Quotes

British naturalist and explorer Alfred Russel Wallace independently invented the theory of evolution by natural selection in 1858, nearly scooping Charles Darwin, who published first. Nevertheless, Wallace's research led him to another important discovery, one that geologists still enshrine on their maps: Wallace's Line. While exploring the vast 2,500-mile Malay Archipelago, Wallace noticed what kinds of animals lived on each island as he traveled farther from the mainland peninsula. He found that he could draw a boundary down the narrow Macasser Straight, which runs a twisted course between the islands of Bali and Lombock, and between Borneo and the Celebes group.
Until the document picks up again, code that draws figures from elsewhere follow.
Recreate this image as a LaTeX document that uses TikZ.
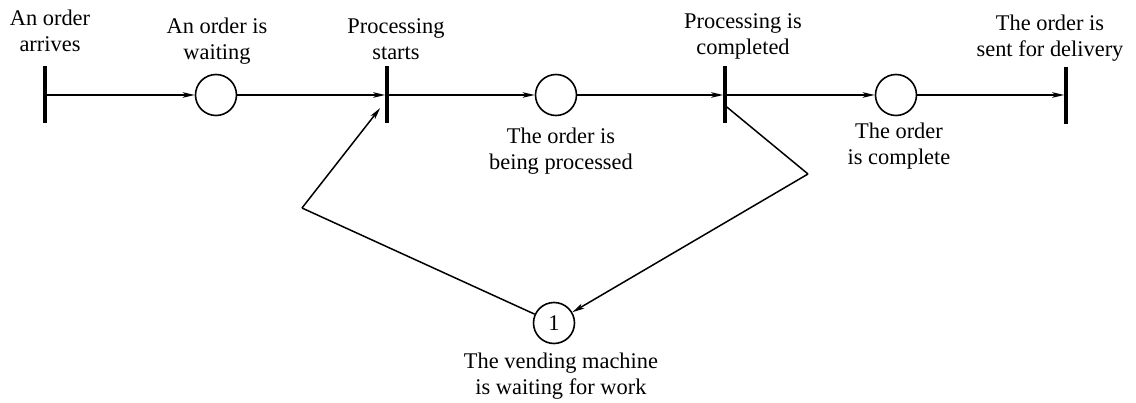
\documentclass[tikz,border=0pt]{standalone}
\usepackage{fontspec}
\setmainfont{Liberation Serif}
\usetikzlibrary{arrows.meta}
\begin{document}
\begin{tikzpicture}[x=1pt,y=-1pt,
  lbl/.style={align=center, inner sep=0pt, font=\rmfamily\fontsize{22.4}{26}\selectfont, anchor=north},
  place/.style={circle, draw, line width=1.6pt, minimum size=41pt, inner sep=0pt,
                font=\rmfamily\fontsize{22.4}{26}\selectfont},
  trans/.style={fill=black, draw=none, inner sep=0pt, minimum width=3.2pt, minimum height=57pt},
  arc/.style={line width=1.5pt, -{Stealth[length=12pt,width=5.5pt,inset=3pt]}},
  seg/.style={line width=1.5pt}]
\useasboundingbox (0,0) rectangle (1136,403);

% transitions (bars)
\node[trans] (t1) at (45,95) {};
\node[trans] (t2) at (387,95) {};
\node[trans] (t3) at (725,95) {};
\node[trans] (t4) at (1066,96) {};

% places
\node[place] (p1) at (216,95) {};
\node[place] (p2) at (556,95) {};
\node[place] (p3) at (896,95) {};
\node[place] (p4) at (554,323) {1};

% bends of the feedback loop
\coordinate (cl) at (302,208);
\coordinate (cr) at (808,174);

% main flow
\draw[arc] (t1) -- (p1);
\draw[arc] (p1) -- (t2);
\draw[arc] (t2) -- (p2);
\draw[arc] (p2) -- (t3);
\draw[arc] (t3) -- (p3);
\draw[arc] (p3) -- (p3 -| t4.west);

% machine resource loop
\draw[seg] (p4) -- (cl);
\draw[arc] (cl) -- ([xshift=-5pt,yshift=-13pt]t2.west);
\draw[seg] ([yshift=-12pt]t3.east) -- (cr);
\draw[arc] (cr) -- (p4);

% labels
\node[lbl] (l1) at (50,10) {An order\\arrives};
\node[lbl] (l2) at (217,18) {An order is\\waiting};
\node[lbl] (l3) at (396,18) {Processing\\starts};
\node[lbl] (l4) at (743,13) {Processing is\\completed};
\node[lbl] (l5) at (1050,15) {The order is\\sent for delivery};
\node[lbl] (l6) at (561,128) {The order is\\being processed};
\node[lbl] (l7) at (899,123) {The order\\is complete};
\node[lbl] (l8) at (561,353) {The vending machine\\is waiting for work};
\end{tikzpicture}
\end{document}
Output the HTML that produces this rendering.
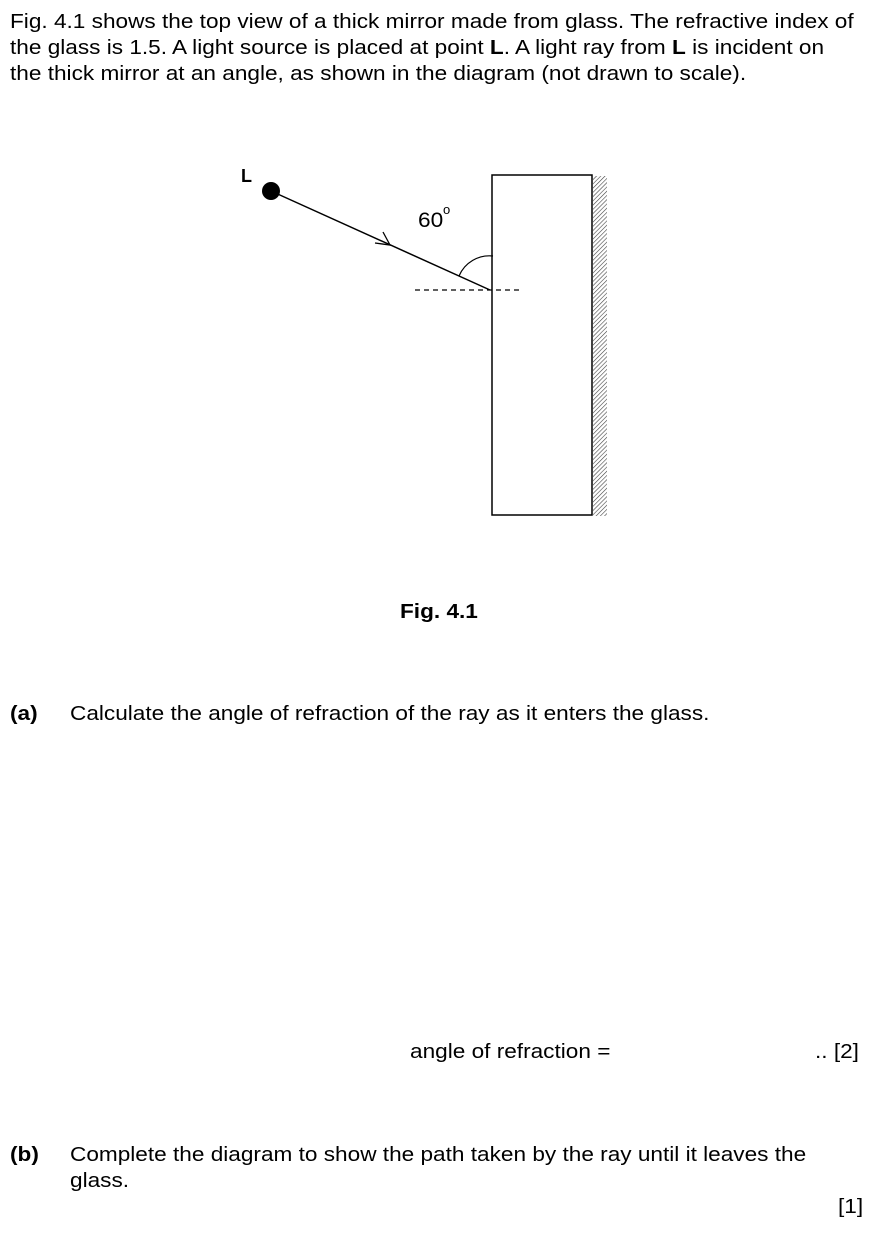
<!DOCTYPE html>
<html><head><style>
body{margin:0;width:880px;height:1238px;background:#fff;font-family:"Liberation Sans",Arial,sans-serif;font-size:20px;color:#000;position:relative;overflow:hidden}
.t{position:absolute;white-space:nowrap;line-height:26px;transform:scaleX(1.13);transform-origin:0 0}
</style></head><body>
<div class="t" style="left:10px;top:9px">Fig. 4.1 shows the top view of a thick mirror made from glass. The refractive index of</div>
<div class="t" style="left:10px;top:35px">the glass is 1.5. A light source is placed at point <b>L</b>. A light ray from <b>L</b> is incident on</div>
<div class="t" style="left:10px;top:61px">the thick mirror at an angle, as shown in the diagram (not drawn to scale).</div>
<svg style="position:absolute;left:0;top:0" width="880" height="560">
<defs><pattern id="h" width="3" height="3" patternUnits="userSpaceOnUse" patternTransform="rotate(45)"><line x1="0" y1="0" x2="0" y2="3" stroke="#444" stroke-width="1.2"/></pattern></defs>
<text x="241" y="182" font-family="Liberation Sans" font-weight="bold" font-size="18">L</text>
<circle cx="271" cy="191" r="9" fill="#000"/>
<line x1="271" y1="191" x2="490" y2="290" stroke="#000" stroke-width="1.5"/>
<polyline points="375,243 390,245 383,232" fill="none" stroke="#000" stroke-width="1.3"/>
<line x1="415" y1="290" x2="520" y2="290" stroke="#000" stroke-width="1.2" stroke-dasharray="5,4"/>
<path d="M459,276 A33,33 0 0 1 493,256" fill="none" stroke="#000" stroke-width="1.2"/>
<text x="418" y="227" font-family="Liberation Sans" font-size="21" transform="translate(418,0) scale(1.08,1) translate(-418,0)">60</text>
<text x="443" y="214" font-family="Liberation Sans" font-size="13">o</text>
<rect x="492" y="175" width="100" height="340" fill="none" stroke="#000" stroke-width="1.5"/>
<rect x="593" y="176" width="14" height="340" fill="url(#h)"/>
</svg>
<div class="t" style="left:400px;top:599px;font-weight:bold">Fig. 4.1</div>
<div class="t" style="left:10px;top:701px;font-weight:bold">(a)</div>
<div class="t" style="left:70px;top:701px">Calculate the angle of refraction of the ray as it enters the glass.</div>
<div class="t" style="left:410px;top:1039px">angle of refraction =</div>
<div class="t" style="left:815px;top:1039px">.. [2]</div>
<div class="t" style="left:10px;top:1142px;font-weight:bold">(b)</div>
<div class="t" style="left:70px;top:1142px">Complete the diagram to show the path taken by the ray until it leaves the</div>
<div class="t" style="left:70px;top:1168px">glass.</div>
<div class="t" style="left:838px;top:1194px">[1]</div>
</body></html>
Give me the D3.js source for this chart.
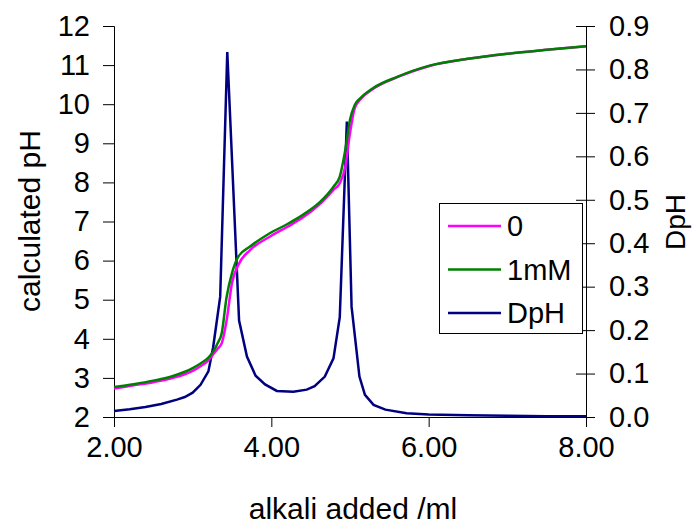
<!DOCTYPE html>
<html><head><meta charset="utf-8">
<script src="https://cdn.jsdelivr.net/npm/d3@7"></script>
<style>body{margin:0;background:#fff}svg{display:block}text{font-family:"Liberation Sans",Arial,sans-serif;fill:#000}</style>
</head><body><svg id="c" width="695" height="525"></svg>
<script>
// Data
const xPH = [2.0,2.25,2.5,2.75,3.0,3.1,3.2,3.26,3.32,3.37,3.43,3.5,3.58,3.73,3.98,4.2,4.4,4.62,4.79,4.87,4.94,5.0,5.06,5.13,5.3,5.6,6.0,6.5,7.0,7.5,8.0];
const ph0 = [2.73,2.81,2.89,3.0,3.18,3.3,3.45,3.6,3.75,3.89,4.45,5.43,5.89,6.27,6.61,6.86,7.1,7.45,7.81,7.98,8.4,9.26,9.9,10.12,10.4,10.69,10.97,11.16,11.29,11.39,11.48];
const ph1mM = [2.77,2.84,2.93,3.05,3.25,3.37,3.52,3.67,3.9,4.15,5.05,5.68,6.1,6.36,6.7,6.93,7.17,7.5,7.89,8.15,8.83,9.6,9.98,10.15,10.42,10.7,10.98,11.16,11.29,11.39,11.48];
const xD = [2.0,2.2,2.4,2.6,2.8,2.9,3.0,3.1,3.2,3.26,3.35,3.44,3.59,3.69,3.8,3.92,4.07,4.28,4.45,4.55,4.68,4.79,4.87,4.96,5.02,5.12,5.19,5.3,5.45,5.72,6.0,6.5,7.0,7.5,8.0];
const dph = [0.014,0.018,0.023,0.03,0.04,0.046,0.056,0.074,0.105,0.16,0.277,0.84,0.222,0.139,0.095,0.075,0.06,0.058,0.063,0.071,0.093,0.135,0.23,0.68,0.254,0.093,0.051,0.028,0.017,0.0085,0.006,0.004,0.003,0.002,0.002];
const xTicks = [2,4,6,8];
const yTicks = [2,3,4,5,6,7,8,9,10,11,12];
const y2Ticks = [0,0.1,0.2,0.3,0.4,0.5,0.6,0.7,0.8,0.9];
const seriesNames = ["0","1mM","DpH"];
const colors = ["#FF00FF","#008000","#000080"];

const svg = d3.select("#c");
const L=114, R=586, T=26, B=417;
const x = d3.scaleLinear().domain([2,8]).range([L,R]);
const y = d3.scaleLinear().domain([2,12]).range([B,T]);
const y2 = d3.scaleLinear().domain([0,0.9]).range([B,T]);
const FS = 29;

// axes
const gx = svg.append("g").attr("transform",`translate(0,${B})`)
  .call(d3.axisBottom(x).tickValues(xTicks).tickFormat(d3.format(".2f")).tickSizeOuter(0).tickSize(10).tickPadding(8));
const gy = svg.append("g").attr("transform",`translate(${L},0)`)
  .call(d3.axisLeft(y).tickValues(yTicks).tickSizeOuter(0).tickSize(11).tickPadding(13));
const gy2 = svg.append("g").attr("transform",`translate(${R},0)`)
  .call(d3.axisRight(y2).tickValues(y2Ticks).tickFormat(d3.format(".1f")).tickSizeOuter(0).tickSize(9).tickPadding(14));
gy2.selectAll(".tick line").attr("x1",-10);
[gx,gy,gy2].forEach(g=>{
  g.select(".domain").attr("stroke","#000").attr("stroke-width",1);
  g.selectAll(".tick line").attr("stroke","#000");
  g.selectAll("text").style("font-size",FS+"px").attr("fill","#000");
});
gx.selectAll("text").attr("dy","0.75em");

// lines
const lineP = (xs,ys_,curve) => d3.line().x((d,i)=>x(xs[i])).y(d=>ys_(d)).curve(curve);
svg.append("path").datum(dph).attr("fill","none").attr("stroke",colors[2]).attr("stroke-width",2.5).attr("stroke-linejoin","miter")
  .attr("d",lineP(xD,y2,d3.curveLinear));
svg.append("path").datum(ph0).attr("fill","none").attr("stroke",colors[0]).attr("stroke-width",2.5)
  .attr("d",lineP(xPH,y,d3.curveMonotoneX));
svg.append("path").datum(ph1mM).attr("fill","none").attr("stroke",colors[1]).attr("stroke-width",2.5)
  .attr("d",lineP(xPH,y,d3.curveMonotoneX));

// titles
svg.append("text").attr("x",353).attr("y",519).attr("text-anchor","middle").style("font-size","30px").text("alkali added /ml");
svg.append("text").attr("transform","translate(40,221) rotate(-90)").attr("text-anchor","middle").style("font-size","30px").text("calculated pH");
svg.append("text").attr("transform","translate(685,222) rotate(-90)").attr("text-anchor","middle").style("font-size","28px").text("DpH");

// legend
const lg = svg.append("g");
lg.append("rect").attr("x",439.5).attr("y",203.5).attr("width",143).attr("height",130).attr("fill","#fff").attr("stroke","#000").attr("stroke-width",1);
const rows=[226,269.5,313];
seriesNames.forEach((n,i)=>{
  lg.append("line").attr("x1",448).attr("x2",501).attr("y1",rows[i]).attr("y2",rows[i]).attr("stroke",colors[i]).attr("stroke-width",2.5);
  lg.append("text").attr("x",507).attr("y",rows[i]).attr("dy","0.36em").style("font-size",FS+"px").text(n);
});
</script></body></html>
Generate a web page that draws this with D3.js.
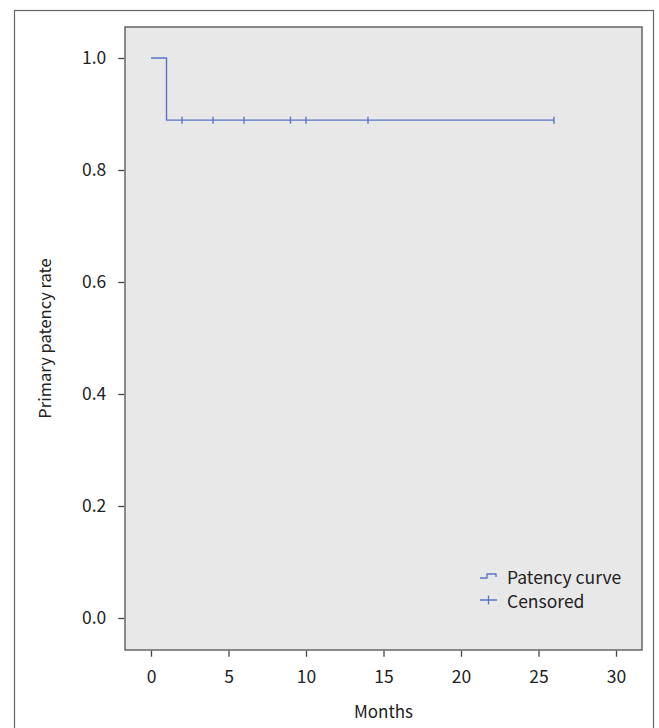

Wallace's Line--an ocean channel only 15 miles wide--separates tigers from marsupials and trogons from cockatoos. The animals on either side of it, he wrote in 1858, "differ as much as those of South America and Africa. Yet there is nothing on the map to mark their limits. I believe the western part to be a separated portion of continental Asia, the eastern the fragmentary prolongation of a former Pacific continent." Wallace had no way to observe the sea floor directly, and in his day nothing was known of tectonic plates. On the basis of animal distribution alone he deduced that the eastern island groups must have been separated from the western for much longer than any individual islands were separated from each other. A hundred years later, geologists and oceanographers found the reason and the proof: Wallace's Line traverses an area of intense crustal activity, where the northward-moving Australian plate interacts with the western-moving Pacific (Asian-derived) plate. In addition to bringing two different geographic clusters of animals and plants close together, the plates' enormous pressures on each other and on the Eurasian continent has given rise to the most concentrated volcanic activity on Earth.